**WRITTEN PROBLEM**
Find the string "size" in the listing and report every line that has it.

**DATASET EXTRACT**
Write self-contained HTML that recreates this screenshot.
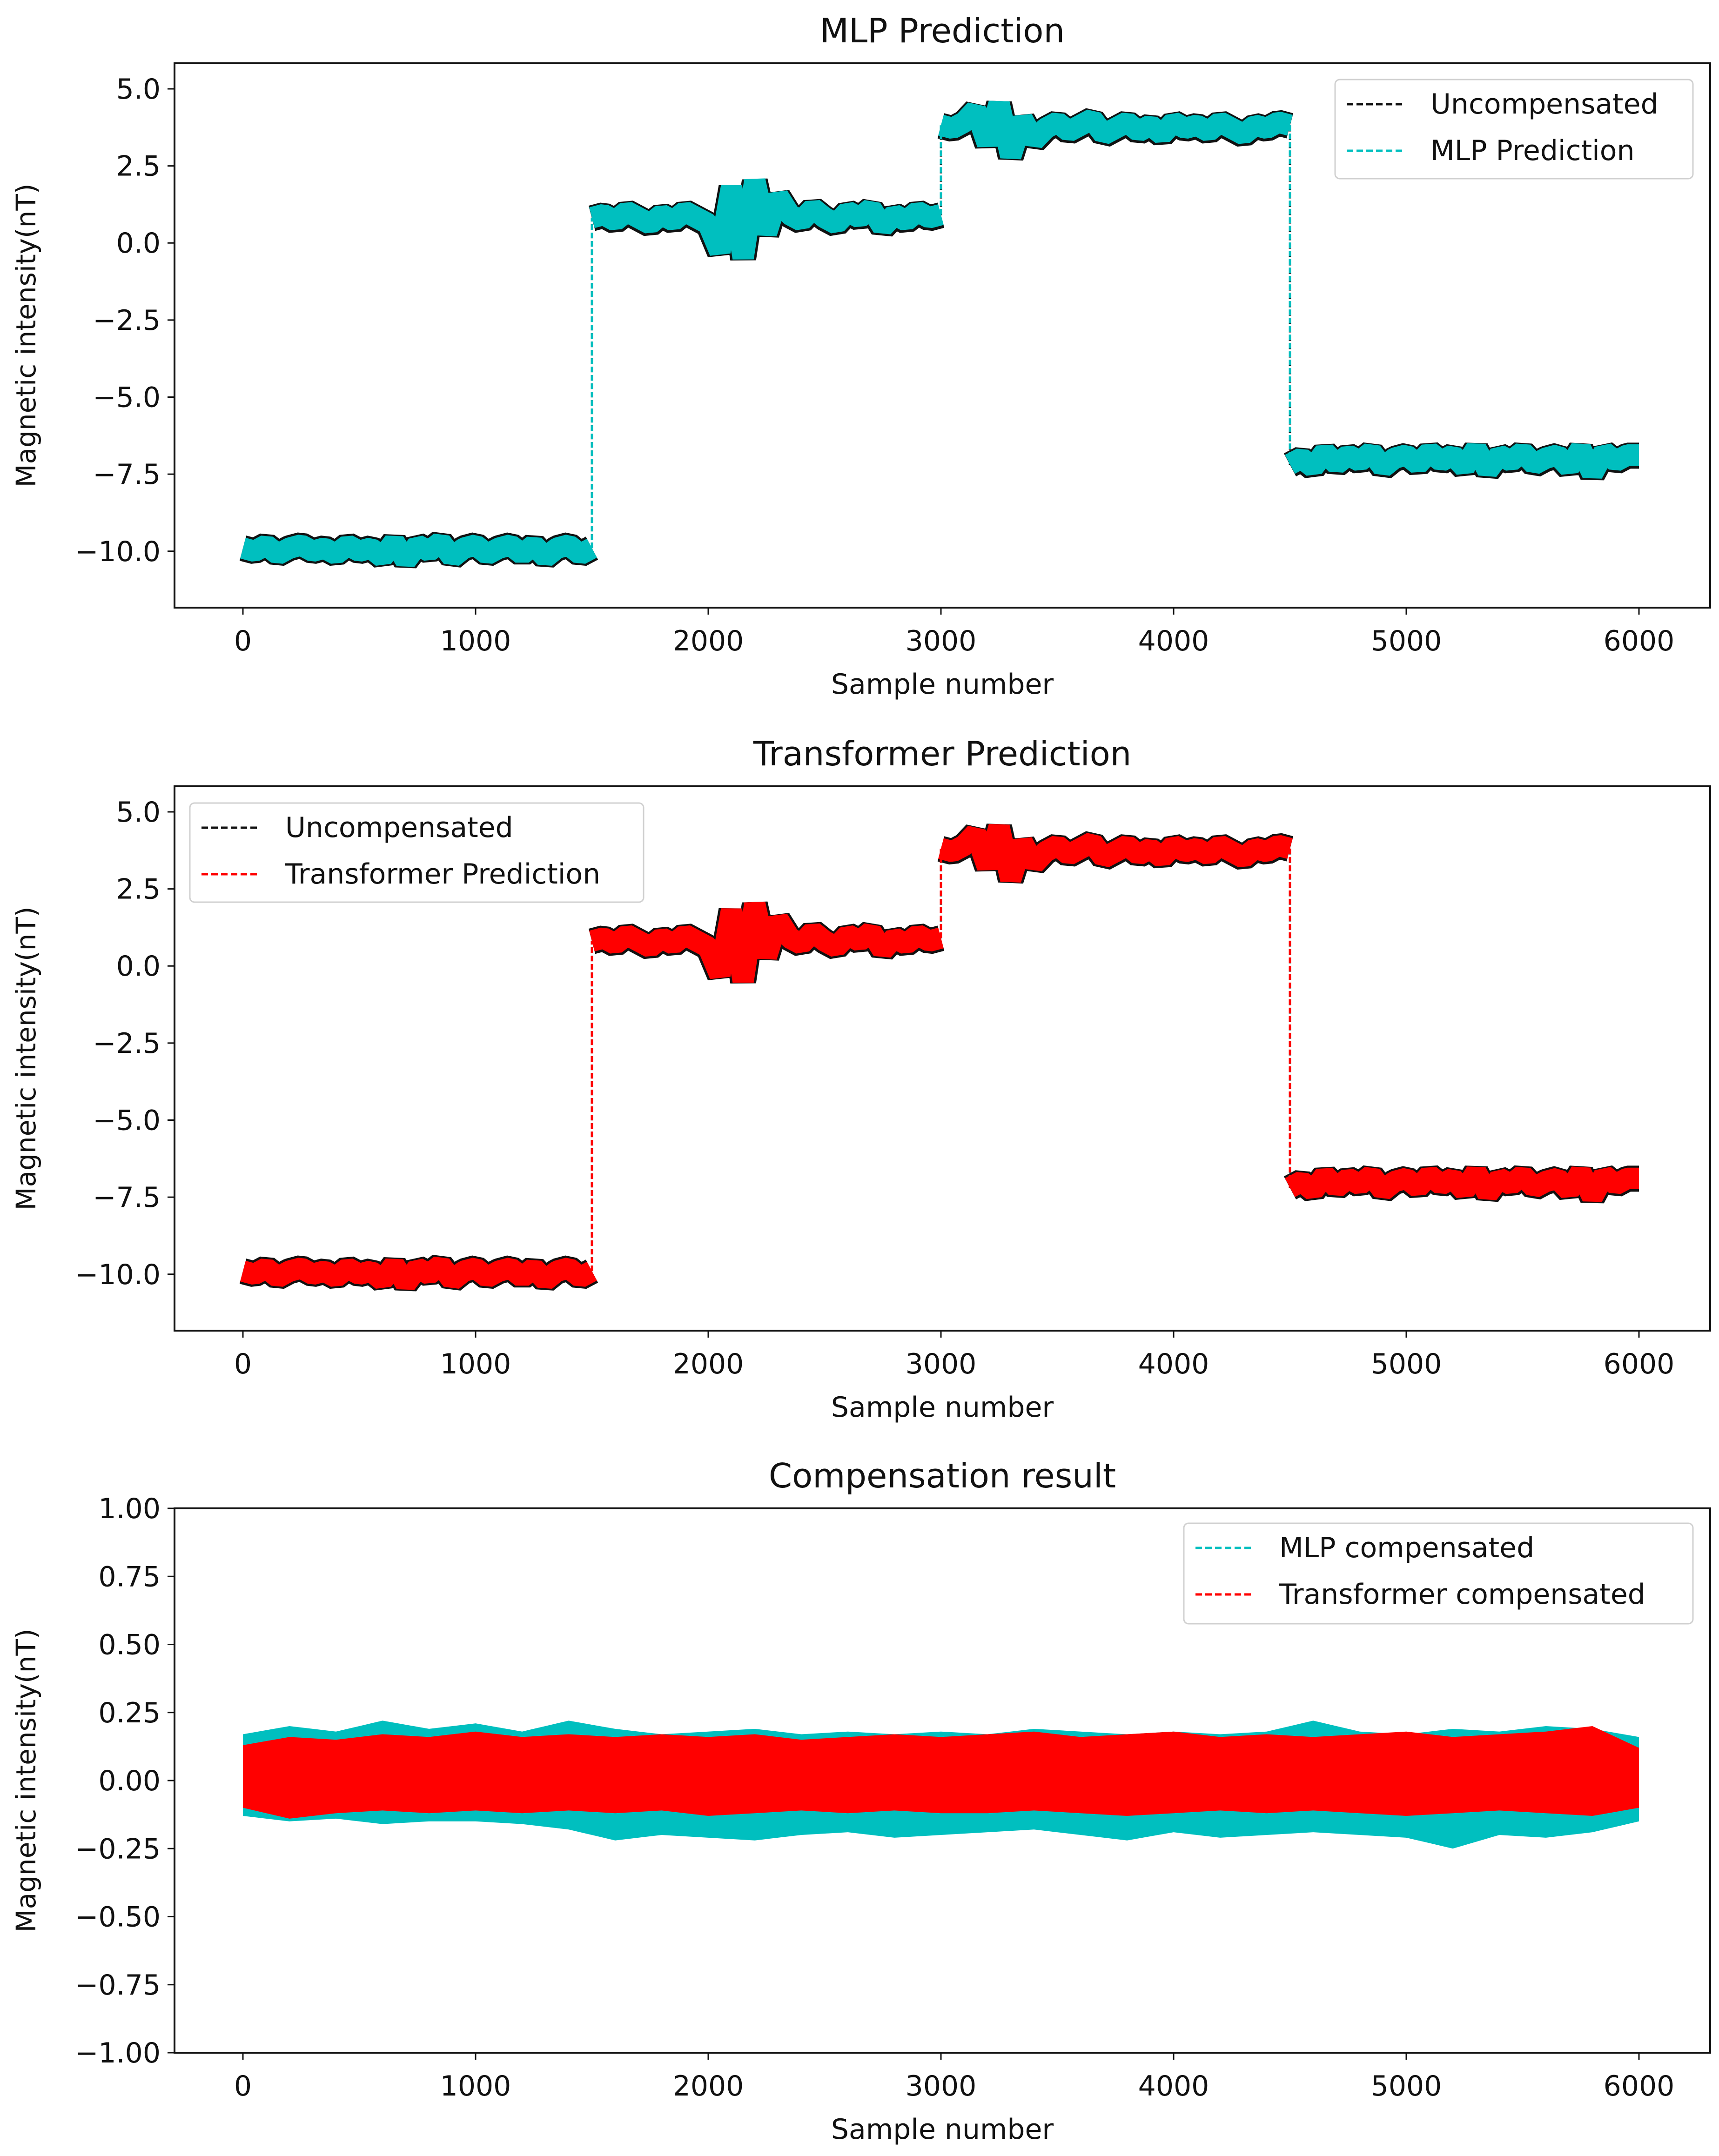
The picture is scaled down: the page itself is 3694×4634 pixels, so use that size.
<!DOCTYPE html>
<html><head><meta charset="utf-8"><style>
html,body{margin:0;padding:0;background:#fff;}
svg{display:block;font-family:"DejaVu Sans","Liberation Sans",sans-serif;}
</style></head><body>
<svg id="fig" width="3694" height="4634" viewBox="0 0 3694 4634" xmlns="http://www.w3.org/2000/svg"></svg>
<script>
// ---- data ----
const xTicks = [0,1000,2000,3000,4000,5000,6000];
const yTicksTop = [5.0,2.5,0.0,-2.5,-5.0,-7.5,-10.0];
const yTicksBottom = [1.00,0.75,0.50,0.25,0.00,-0.25,-0.50,-0.75,-1.00];
const segmentStarts = [0,1500,3000,4500];
const segmentStep = 50;
const uncompensated = [
 [-9.9,-10.0,-9.8,-10.1,-9.9,-9.8,-10.0,-9.9,-10.1,-9.8,-10.0,-9.9,-10.2,-9.7,-10.3,-9.8,-10.0,-9.7,-10.2,-9.9,-9.8,-10.1,-9.9,-9.8,-10.1,-9.8,-10.2,-9.9,-9.8,-10.1,-9.9],
 [0.8,0.9,0.7,1.0,0.8,0.6,0.9,0.7,1.0,0.8,0.6,-0.3,1.8,-0.5,2.0,0.3,1.5,0.9,0.7,1.1,0.8,0.6,1.0,0.8,1.1,0.5,0.9,0.7,1.0,0.8,0.9],
 [3.8,3.7,3.9,4.3,3.2,4.5,2.8,4.0,3.3,3.7,3.9,3.6,3.8,4.0,3.5,3.7,3.9,3.6,3.8,3.5,3.9,3.7,3.8,3.6,3.9,3.7,3.5,3.8,3.7,3.9,3.8],
 [-7.2,-7.0,-7.3,-6.8,-7.2,-6.9,-7.1,-6.8,-7.3,-7.0,-6.9,-7.2,-6.8,-7.1,-6.9,-7.3,-6.7,-7.4,-6.9,-7.1,-6.8,-7.2,-7.0,-6.9,-7.3,-6.7,-7.5,-6.8,-7.1,-6.9,-6.9]
];
const mlpPrediction = [
 [-9.9,-10.0,-9.8,-10.1,-9.9,-9.8,-10.0,-9.9,-10.1,-9.8,-10.0,-9.9,-10.2,-9.7,-10.3,-9.8,-10.0,-9.7,-10.2,-9.9,-9.8,-10.1,-9.9,-9.8,-10.1,-9.8,-10.2,-9.9,-9.8,-10.1,-9.9],
 [0.82,0.92,0.72,1.02,0.82,0.62,0.92,0.72,1.02,0.82,0.62,-0.28,1.82,-0.48,2.02,0.32,1.52,0.92,0.72,1.12,0.82,0.62,1.02,0.82,1.12,0.52,0.92,0.72,1.02,0.82,0.92],
 [3.82,3.72,3.92,4.32,3.22,4.52,2.82,4.02,3.32,3.72,3.92,3.62,3.82,4.02,3.52,3.72,3.92,3.62,3.82,3.52,3.92,3.72,3.82,3.62,3.92,3.72,3.52,3.82,3.72,3.92,3.82],
 [-7.18,-6.98,-7.28,-6.78,-7.18,-6.88,-7.08,-6.78,-7.28,-6.98,-6.88,-7.18,-6.78,-7.08,-6.88,-7.28,-6.68,-7.38,-6.88,-7.08,-6.78,-7.18,-6.98,-6.88,-7.28,-6.68,-7.48,-6.78,-7.08,-6.88,-6.88]
];
const transformerPrediction = [
 [-9.9,-10.0,-9.8,-10.1,-9.9,-9.8,-10.0,-9.9,-10.1,-9.8,-10.0,-9.9,-10.2,-9.7,-10.3,-9.8,-10.0,-9.7,-10.2,-9.9,-9.8,-10.1,-9.9,-9.8,-10.1,-9.8,-10.2,-9.9,-9.8,-10.1,-9.9],
 [0.81,0.91,0.71,1.01,0.81,0.61,0.91,0.71,1.01,0.81,0.61,-0.29,1.81,-0.49,2.01,0.31,1.51,0.91,0.71,1.11,0.81,0.61,1.01,0.81,1.11,0.51,0.91,0.71,1.01,0.81,0.91],
 [3.81,3.71,3.91,4.31,3.21,4.51,2.81,4.01,3.31,3.71,3.91,3.61,3.81,4.01,3.51,3.71,3.91,3.61,3.81,3.51,3.91,3.71,3.81,3.61,3.91,3.71,3.51,3.81,3.71,3.91,3.81],
 [-7.19,-6.99,-7.29,-6.79,-7.19,-6.89,-7.09,-6.79,-7.29,-6.99,-6.89,-7.19,-6.79,-7.09,-6.89,-7.29,-6.69,-7.39,-6.89,-7.09,-6.79,-7.19,-6.99,-6.89,-7.29,-6.69,-7.49,-6.79,-7.09,-6.89,-6.89]
];
const residualX = [0,200,400,600,800,1000,1200,1400,1600,1800,2000,2200,2400,2600,2800,3000,3200,3400,3600,3800,4000,4200,4400,4600,4800,5000,5200,5400,5600,5800,6000];
const mlpUpper = [0.17,0.20,0.18,0.22,0.19,0.21,0.18,0.22,0.19,0.17,0.18,0.19,0.17,0.18,0.17,0.18,0.17,0.19,0.18,0.17,0.18,0.17,0.18,0.22,0.18,0.17,0.19,0.18,0.20,0.19,0.16];
const mlpLower = [-0.13,-0.15,-0.14,-0.16,-0.15,-0.15,-0.16,-0.18,-0.22,-0.20,-0.21,-0.22,-0.20,-0.19,-0.21,-0.20,-0.19,-0.18,-0.20,-0.22,-0.19,-0.21,-0.20,-0.19,-0.20,-0.21,-0.25,-0.20,-0.21,-0.19,-0.15];
const trUpper = [0.13,0.16,0.15,0.17,0.16,0.18,0.16,0.17,0.16,0.17,0.16,0.17,0.15,0.16,0.17,0.16,0.17,0.18,0.16,0.17,0.18,0.16,0.17,0.16,0.17,0.18,0.16,0.17,0.18,0.20,0.12];
const trLower = [-0.10,-0.14,-0.12,-0.11,-0.12,-0.11,-0.12,-0.11,-0.12,-0.11,-0.13,-0.12,-0.11,-0.12,-0.11,-0.12,-0.12,-0.11,-0.12,-0.13,-0.12,-0.11,-0.12,-0.11,-0.12,-0.13,-0.12,-0.11,-0.12,-0.13,-0.10];

// ---- layout ----
const NS = "http://www.w3.org/2000/svg";
const svg = document.getElementById('fig');
const L = 375, R = 3675;
const X0 = 522, PXPER = 0.5;
function xs(v){ return X0 + v*PXPER; }
function mk(tag, attrs, parent){
  const e = document.createElementNS(NS, tag);
  for (const k in attrs) e.setAttribute(k, attrs[k]);
  (parent||svg).appendChild(e);
  return e;
}
function txt(s, x, y, size, anchor, parent){
  const t = mk('text', {x:x, y:y, 'font-size':size, 'text-anchor':anchor||'middle', fill:'#111'}, parent);
  t.textContent = s;
  return t;
}
function fmt(v, d){ const s = Math.abs(v).toFixed(d); return (v < 0 ? '\u2212' : '') + s; }

function makeAxes(idx, top, bottom, ymin, ymax, yticks, dec, title){
  const g = mk('g', {});
  
  
  const ys = v => bottom - (v - ymin) / (ymax - ymin) * (bottom - top);
  const tt = txt(title, (L+R)/2, top - 45, 72, 'middle', g);
  
  
  const yl = txt('Magnetic intensity(nT)', 0, 0, 58, 'middle', g);
  yl.setAttribute('transform', 'translate(76,' + ((top+bottom)/2) + ') rotate(-90)');
  
  
  const xl = txt('Sample number', (L+R)/2, bottom + 185, 60, 'middle', g);
  
  
  xTicks.forEach(v => {
    const l = mk('line', {x1:xs(v), x2:xs(v), y1:bottom, y2:bottom+15, stroke:'#111', 'stroke-width':3}, g);
    
    
    const t = txt(String(v), xs(v), bottom + 92, 60, 'middle', g);
    
    
  });
  yticks.forEach(v => {
    const l = mk('line', {x1:L-15, x2:L, y1:ys(v), y2:ys(v), stroke:'#111', 'stroke-width':3}, g);
    
    
    const t = txt(fmt(v, dec), L-30, ys(v) + 21, 60, 'end', g);
    
    
  });
  const plot = mk('g', {}, g);
  
  
  return {g, plot, ys, top, bottom};
}
function frame(ax){
  const r = mk('rect', {x:L, y:ax.top, width:R-L, height:ax.bottom-ax.top, fill:'none', stroke:'#111', 'stroke-width':4}, ax.g);
  
  
}
function drawSignal(ax, segs, color, width, name){
  let prevEnd = null;
  segs.forEach((seg, si) => {
    const pts = seg.map((v, i) => xs(segmentStarts[si] + i*segmentStep) + ',' + ax.ys(v)).join(' ');
    const p = mk('polyline', {points:pts, fill:'none', stroke:color, 'stroke-width':width, 'stroke-linejoin':'bevel'}, ax.plot);
    
    
    if (prevEnd !== null){
      const l = mk('line', {x1:xs(segmentStarts[si]), x2:xs(segmentStarts[si]), y1:ax.ys(prevEnd), y2:ax.ys(seg[0]), stroke:color, 'stroke-width':5, 'stroke-dasharray':'12,6'}, ax.plot);
      
      
    }
    prevEnd = seg[seg.length-1];
  });
}
function drawBand(ax, upper, lower, color, name){
  const up = residualX.map((x,i) => xs(x) + ',' + ax.ys(upper[i]));
  const lo = residualX.map((x,i) => xs(x) + ',' + ax.ys(lower[i])).reverse();
  const p = mk('polygon', {points: up.concat(lo).join(' '), fill:color}, ax.plot);
  
  
}
function legend(x, y, w, h, entries){
  const g = mk('g', {});
  
  
  mk('rect', {x:x, y:y, width:w, height:h, rx:10, fill:'#fff', stroke:'#d0d0d0', 'stroke-width':3}, g);
  entries.forEach((e, i) => {
    const cy = y + 53 + i*100;
    const l = mk('line', {x1:x+25, x2:x+150, y1:cy, y2:cy, stroke:e[1], 'stroke-width':5, 'stroke-dasharray':'14,7'}, g);
    
    
    const t = txt(e[0], x+205, cy + 20, 60, 'start', g);
    
    
  });
}

// Panel 1
const a1 = makeAxes(1, 136, 1306, -11.83, 5.83, yTicksTop, 1, 'MLP Prediction');
drawSignal(a1, uncompensated, '#111', 56, 'uncompensated');
drawSignal(a1, mlpPrediction, '#00bfbf', 46, 'mlp-prediction');
frame(a1);
legend(2869, 171, 769, 213, [['Uncompensated','#111'],['MLP Prediction','#00bfbf']]);

// Panel 2
const a2 = makeAxes(2, 1690, 2860, -11.83, 5.83, yTicksTop, 1, 'Transformer Prediction');
drawSignal(a2, uncompensated, '#111', 56, 'uncompensated');
drawSignal(a2, transformerPrediction, '#ff0000', 46, 'transformer-prediction');
frame(a2);
legend(408, 1726, 975, 213, [['Uncompensated','#111'],['Transformer Prediction','#ff0000']]);

// Panel 3
const a3 = makeAxes(3, 3242, 4412, -1, 1, yTicksBottom, 2, 'Compensation result');
drawBand(a3, mlpUpper, mlpLower, '#00bfbf', 'mlp-compensated-band');
drawBand(a3, trUpper, trLower, '#ff0000', 'transformer-compensated-band');
frame(a3);
legend(2544, 3274, 1094, 216, [['MLP compensated','#00bfbf'],['Transformer compensated','#ff0000']]);
</script>
</body></html>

**REPLY**
The picture is scaled down: the page itself is 3694×4634 pixels, so use that size.
function txt(s, x, y, size, anchor, parent){
  const t = mk('text', {x:x, y:y, 'font-size':size, 'text-anchor':anchor||'middle', fill:'#111'}, parent);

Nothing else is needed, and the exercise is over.